According to current thinking, the Moon itself formed after a planet roughly the size of Mars slammed into the Earth at a glancing blow. This colossal impact threw billions of gigatons of debris into space. Some of that fell back onto Earth, and some formed a huge disk around the (now once again liquefied) planet. This material eventually coalesced to form the Moon.

But the story wasn’t done: with impact after impact, wave after wave of bombarding material shaped and reshaped the Moon’s surface. The animation above is a bit fanciful – it has sound, of course, and it shows time as a variable that flows at different rates – but gives a lovely overview of the violent past of our satellite. I like how I could see various features forming, knowing eventually they would be the familiar sites (and sights) I see through my telescope eyepiece. It’s a good reminder that the way we see things now is not the way they’ve always been, and that sometimes the forces that shape our current circumstances are not necessarily gentle or subtle.

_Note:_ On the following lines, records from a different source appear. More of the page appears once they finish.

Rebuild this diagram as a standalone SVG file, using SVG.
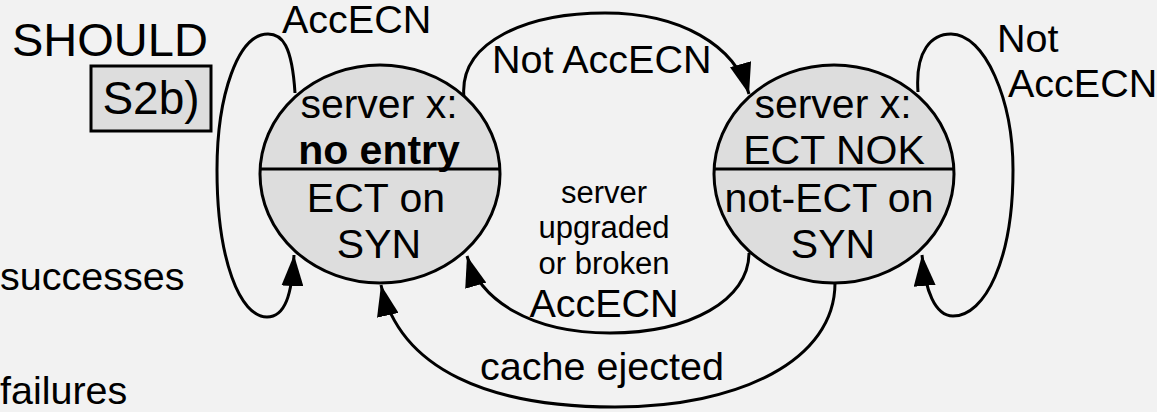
<svg xmlns="http://www.w3.org/2000/svg" width="1157" height="412" viewBox="0 0 1157 412">
<style>
text{font-family:"Liberation Sans",Arial,sans-serif;fill:#000}
.lbl{font-size:39.5px}
.nt{font-size:41px;text-anchor:middle}
.sm{font-size:31px;text-anchor:middle}
.node{fill:#dddddd;stroke:#000;stroke-width:3}
.div{stroke:#000;stroke-width:3}
.edge{fill:none;stroke:#000;stroke-width:3;marker-end:url(#ah)}
</style>
<defs>
<marker id="ah" markerUnits="userSpaceOnUse" markerWidth="32" markerHeight="22" refX="31" refY="11" orient="auto" viewBox="0 0 32 22">
<path d="M0,0 L31,11 L0,22 z" fill="#000"/>
</marker>
</defs>
<rect x="0" y="0" width="1157" height="412" fill="#f2f2f2"/>
<g id="connectors">
<path class="edge" d="M295,93 C292,45 282,34 268,34 C238,34 217,95 217,170 C217,260 240,317 267,317 C285,317 292,295 294,255"/>
<path class="edge" d="M464,98 C458,40 530,13 605,13 C680,13 735,45 749,94"/>
<path class="edge" d="M918,92 C915,50 932,34 951,34 C985,34 1013,100 1013,170 C1013,260 985,316 953,316 C935,316 925,290 922,255"/>
<path class="edge" d="M749,253 C749,300 690,333 610,333 C530,333 480,300 467,256"/>
<path class="edge" d="M835,283 C835,360 740,407 615,407 C490,407 400,370 381,285"/>
</g>
<g id="node-left">
<ellipse class="node" cx="380" cy="174" rx="120" ry="109"/>
<line class="div" x1="260" y1="169" x2="500" y2="169"/>
<text class="nt" x="379" y="118">server x:</text>
<text class="nt" x="379" y="164" font-weight="bold">no entry</text>
<text class="nt" x="376" y="212">ECT on</text>
<text class="nt" x="379" y="258">SYN</text>
</g>
<g id="node-right">
<ellipse class="node" cx="834" cy="174" rx="120" ry="109"/>
<line class="div" x1="714" y1="169" x2="954" y2="169"/>
<text class="nt" x="833" y="118">server x:</text>
<text class="nt" x="834" y="164">ECT NOK</text>
<text class="nt" x="829" y="212">not-ECT on</text>
<text class="nt" x="833" y="258">SYN</text>
</g>
<g id="should">
<text x="12" y="56" style="font-size:47px">SHOULD</text>
<rect x="91" y="66" width="120" height="65" fill="#dddddd" stroke="#000" stroke-width="3"/>
<text x="151" y="114" style="font-size:46px;text-anchor:middle">S2b)</text>
</g>
<g id="labels">
<text class="lbl" x="282" y="33">AccECN</text>
<text class="lbl" x="492" y="73">Not AccECN</text>
<text class="lbl" x="997" y="52">Not</text>
<text class="lbl" x="1008" y="97">AccECN</text>
<text class="sm" x="604" y="203">server</text>
<text class="sm" x="604" y="238">upgraded</text>
<text class="sm" x="604" y="274">or broken</text>
<text class="lbl" x="604" y="317" text-anchor="middle">AccECN</text>
<text class="lbl" x="602" y="380" text-anchor="middle">cache ejected</text>
<text class="lbl" x="0" y="290">successes</text>
<text class="lbl" x="0" y="404">failures</text>
</g>
</svg>
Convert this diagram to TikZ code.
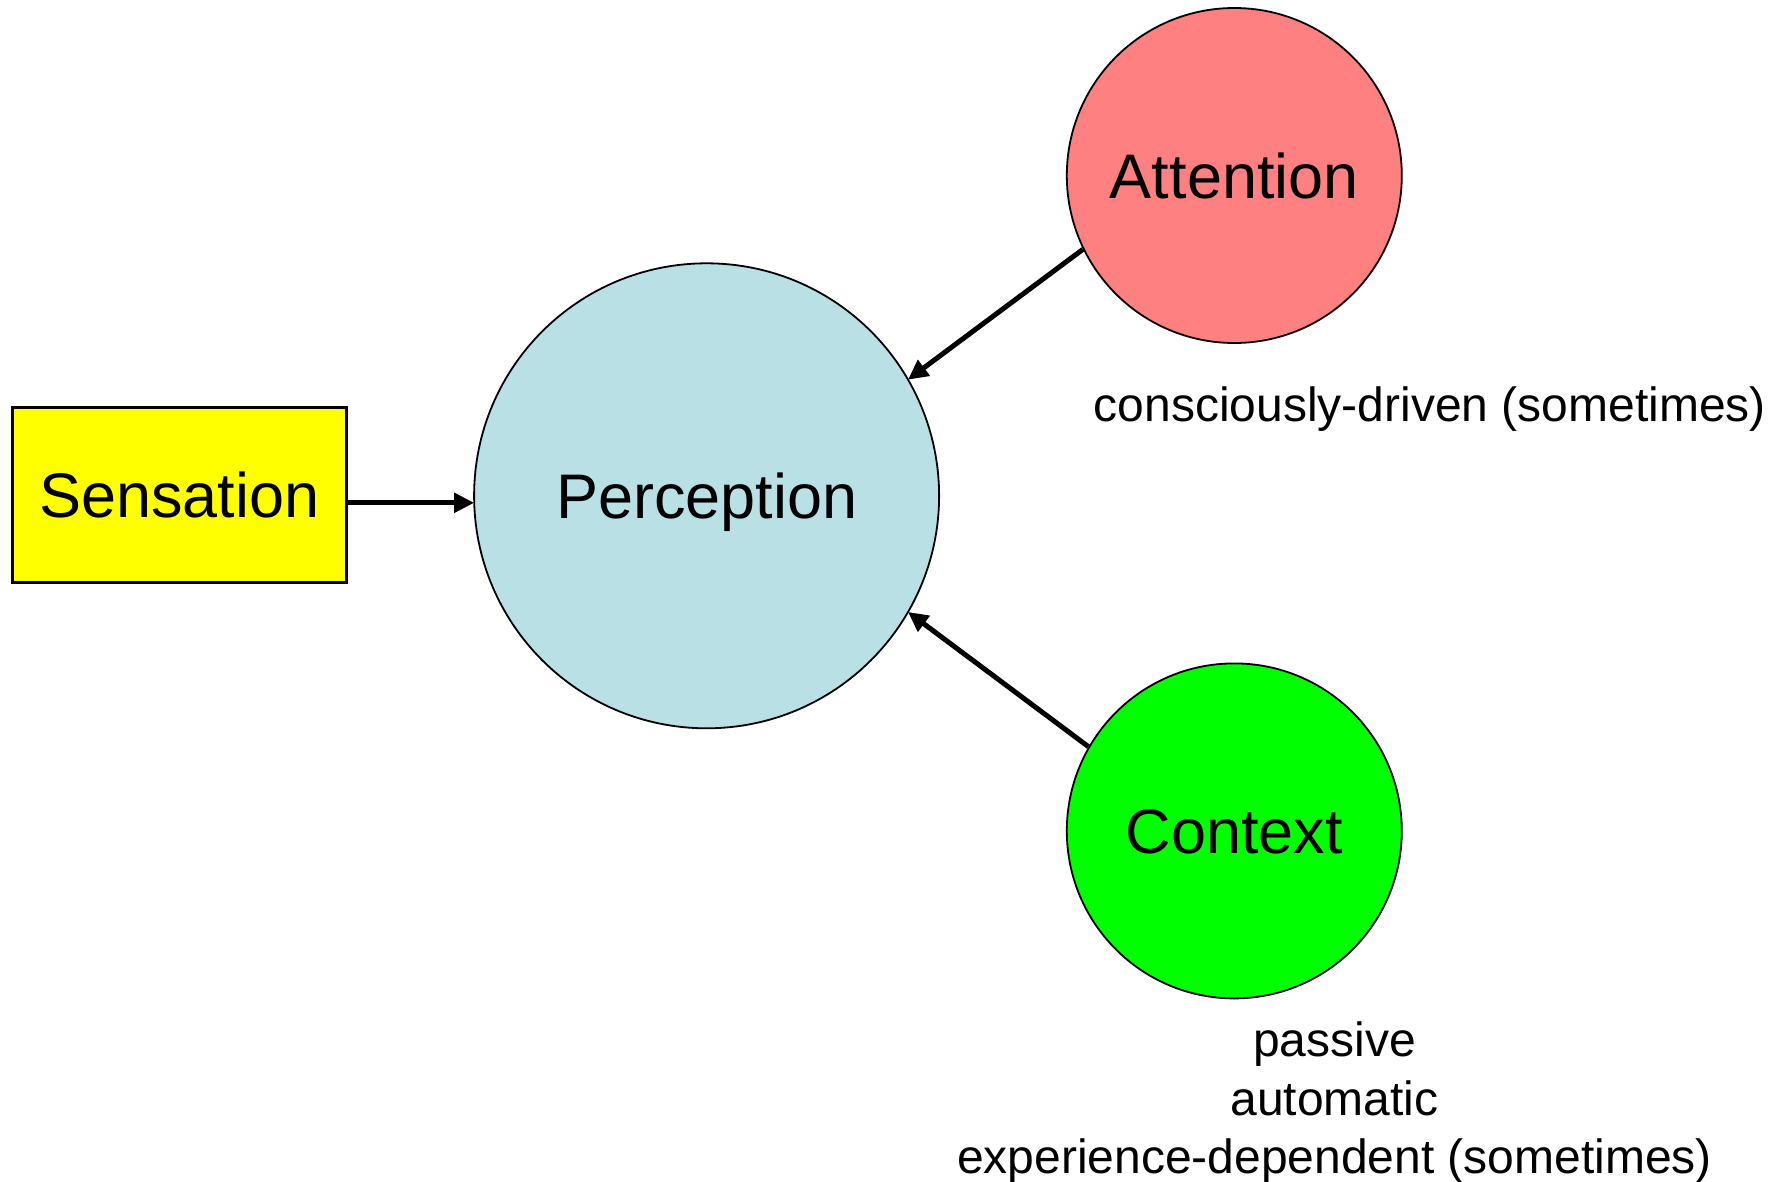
\documentclass[tikz,border=0pt]{standalone}
\usepackage{fontspec}
\setmainfont{Liberation Sans}
\usetikzlibrary{arrows.meta}

\definecolor{percfill}{RGB}{185,224,228}
\definecolor{attfill}{RGB}{255,128,128}
\definecolor{ctxfill}{RGB}{0,255,0}
\definecolor{senfill}{RGB}{255,255,0}

\begin{document}
\begin{tikzpicture}[x=1pt,y=-1pt,
  bigtext/.style={font=\fontsize{63}{75}\selectfont, text height=45pt, text depth=0pt},
  smalltext/.style={font=\fontsize{48}{58.5}\selectfont, inner sep=0pt},
  bubble/.style={circle, draw=black, line width=1.8pt, inner sep=0pt, bigtext},
  flow/.style={line width=5pt, -{Triangle[length=20pt,width=19pt]}, shorten >=-1pt}
]
  \useasboundingbox (0,0) rectangle (1787,1181);

  % the three circles and the input box
  \node[bubble, fill=percfill, minimum size=465pt] (per) at (706.6,495.8) {Perception};
  \node[bubble, fill=attfill, minimum size=335pt] (att) at (1234.3,175.5) {Attention};
  \node[bubble, fill=ctxfill, minimum size=335pt] (ctx) at (1234.3,830.9) {Context};
  \node[draw=black, line width=2.8pt, fill=senfill, inner sep=0pt,
        minimum width=334pt, minimum height=175pt, bigtext] (sen) at (179.3,495.3) {Sensation};

  % influences on perception
  \coordinate (senout) at ([yshift=-7.5pt]sen.east);
  \draw[flow] (senout) -- (senout -| per.west);
  \draw[flow] (att.206) -- (per.30.9);
  \draw[flow] (ctx.150.1) -- (per.-30.8);

  % descriptions
  \node[smalltext, anchor=base] (attnote) at (1430,421) {consciously-driven (sometimes)};
  \node[smalltext, anchor=base, align=center] (ctxnote) at (1334.6,1173.7)
    {passive\\automatic\\experience-dependent (sometimes)};
\end{tikzpicture}
\end{document}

[My congrats to everyone on the LRO team for 1000 days of amazing science! If you want to see more about LRO, I’ve written about it dozens of times, and you can also check the Related Posts below.]

Related Posts:

The extraordinary face of the Moon
The extraordinary back of the Moon
Majestic mountains of the Moon
Zoom in on a HUGE lunar bullseye

CATEGORIZED UNDER: Astronomy, Cool stuff, NASA

Comments (33)

  1. It just goes to show, a planet does not always have to clear its own orbit of debris all on its own. :)
    And the moon is doing a good job of intercepting some assorted debris even today, click my name for the NASA site and scroll down the page a bit.

  2. Hampus

    Awesome. I would love it if they made one about the earths evolution.

  3. Lee from NC

    Pause it at 0.27 and it looks like the Fesarius. :)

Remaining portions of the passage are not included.